Since the couple started to suspect that the condo was haunted, they decided to try to find the former tenant and ask her if she’d experienced anything paranormal while she lived there. But before they can do that, a freak accident snatches Vera from the world, and Thiago becomes convinced it was engineered by whatever entity is in their condo.
See, they always set the alarm on the Itza so they could wake up for work, but on this one particular day, the alarm failed to go off even though Thiago was sure he set it. Vera overslept and had to rush to get to work; Thiago offered to drive her, but she insisted she’d take the train. At the train station, though, a young man who had just stolen someone’s phone plowed into her as she was hurrying toward the stairs, and she fell full-on to the bottom, splitting her head open on the concrete.
Because the kid who ran into her was an undocumented immigrant, Vera’s death became a rallying cry for various political pundits, even though both Thiago and Vera are also Mexican-American. The very public wrangling over Vera’s death causes Thiago a great deal of added distress, because he feels resentment that all these people who didn’t know her are using her as a prop for their own agendas.
After Vera’s death, Thiago further discovers that the woman who had lived in their condo previously may have done some sort of ritual that summoned something into the world, possibly as a sort of revenge on the landlord who had her evicted.
Tired of dealing with the circus surrounding the accident and the crazy shit going on in the condo, Thiago decides to take the very generous life insurance payout he got from Vera’s death and buy an isolated cabin in the Colorado mountains to get away from it all. On the drive there, he stops at a very creepy diner in the middle of nowhere and gets a free milkshake from the lone man working there, who might have more to do with what’s happening to Thiago than he realizes.
Once he arrives in Colorado, he is almost immediately adopted by a friendly Saint Bernard, who approaches him in a parking lot. He tries to find the dog’s owner, but no one claims him, so Thiago takes the dog home and starts to develop deep affection for the big lug, who he names Wilford Brimley. Be warned, though: some REAL bad shit happens to this dog, so if you’re sensitive to stuff involving animals (as I am; no shame), you might want to brace yourself because it’s pretty fucking upsetting.
The dog actually runs off into the woods one day, and when Thiago goes to find him, he discovers a bizarre stone structure, much like the monolith from 2001: A Space Odyssey, behind his house. I don’t want to spoil too much about this thing and what exactly it represents, and I’m not entirely sure I know the answer to that question myself anyway, but suffice it to say, that this is where the cosmic horror stuff starts creeping into the narrative, and the story gets stranger and stranger as it goes on. We’re never completely certain how much of what Thiago is experiencing is real, though it does seem that some kind of powerful entity is definitely messing with him on purpose, for reasons which we only barely comprehend.
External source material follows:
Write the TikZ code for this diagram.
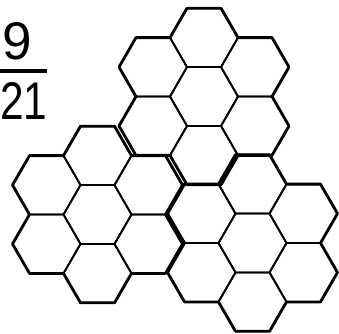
\documentclass[tikz,border=0pt]{standalone}
\usepackage{fontspec}
\setmainfont{Liberation Sans}
\usetikzlibrary{calc}
\tikzset{
  cellline/.style={line width=1.8pt, line join=round},
  outline/.style={line width=2.8pt, line join=round},
  digit/.style={inner sep=0pt, font=\fontsize{53}{53}\selectfont}
}
\newcommand\hexcell[1]{%
  \draw[cellline] ($(#1)+(0:34)$) -- ($(#1)+(60:34)$) -- ($(#1)+(120:34)$)
    -- ($(#1)+(180:34)$) -- ($(#1)+(240:34)$) -- ($(#1)+(300:34)$) -- cycle;}
\newcommand\hexflower[1]{%
  \hexcell{#1}%
  \foreach \k in {30,90,...,330}{%
    \coordinate (ring) at ($(#1)+(\k:58.89)$);
    \hexcell{ring}%
  }%
  \draw[outline] ($(#1)+(68,0)$)
    \foreach \k in {30,90,...,330}{
      -- ($(#1)+(\k:58.89)+(\k-30:34)$)
      -- ($(#1)+(\k:58.89)+(\k+30:34)$)
      -- ($(#1)+(\k:58.89)+(\k+90:34)$)
    } -- cycle;%
}
\begin{document}
\begin{tikzpicture}[x=1pt,y=-1pt]
  \useasboundingbox (0,0) rectangle (339,333);
  \coordinate (top) at (204,96.5);
  \coordinate (bleft) at (97.5,214.5);
  \coordinate (bright) at (252.5,243);
  \hexflower{top}
  \hexflower{bleft}
  \hexflower{bright}
  \node[digit] (num) at (17.5,41.5) {9};
  \node[digit] (den) at (23.8,101) {\scalebox{0.8}[1]{21}};
  \coordinate (barl) at (-2,71);
  \coordinate (barr) at (47,71);
  \draw[line width=3.6pt] (barl) -- (barr);
\end{tikzpicture}
\end{document}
As I said, this was a great read, not in-your-face scary but more a kind of chilling, disquieting vibe that becomes more and more disturbing as it goes and really lingers in your mind for a while afterward. Although the narrative jumps back and forth in time, and reality increasingly begins to blur around the edges, it’s an extremely compelling story with a very relatable, sympathetic narrator. It’s also one of the most poignant, gut-wrenching examinations of grief I think I’ve ever read, and some of Thiago’s observations concerning his feelings about his wife’s death are as heartbreaking as they are painfully accurate.
If you’re in the mood for a spooky haunting tale that takes a peculiar Lovecraftian turn toward the end, this is an easy recommend, especially if you’re also in the market for something with real emotional heft that makes the horror elements all that much more horrific.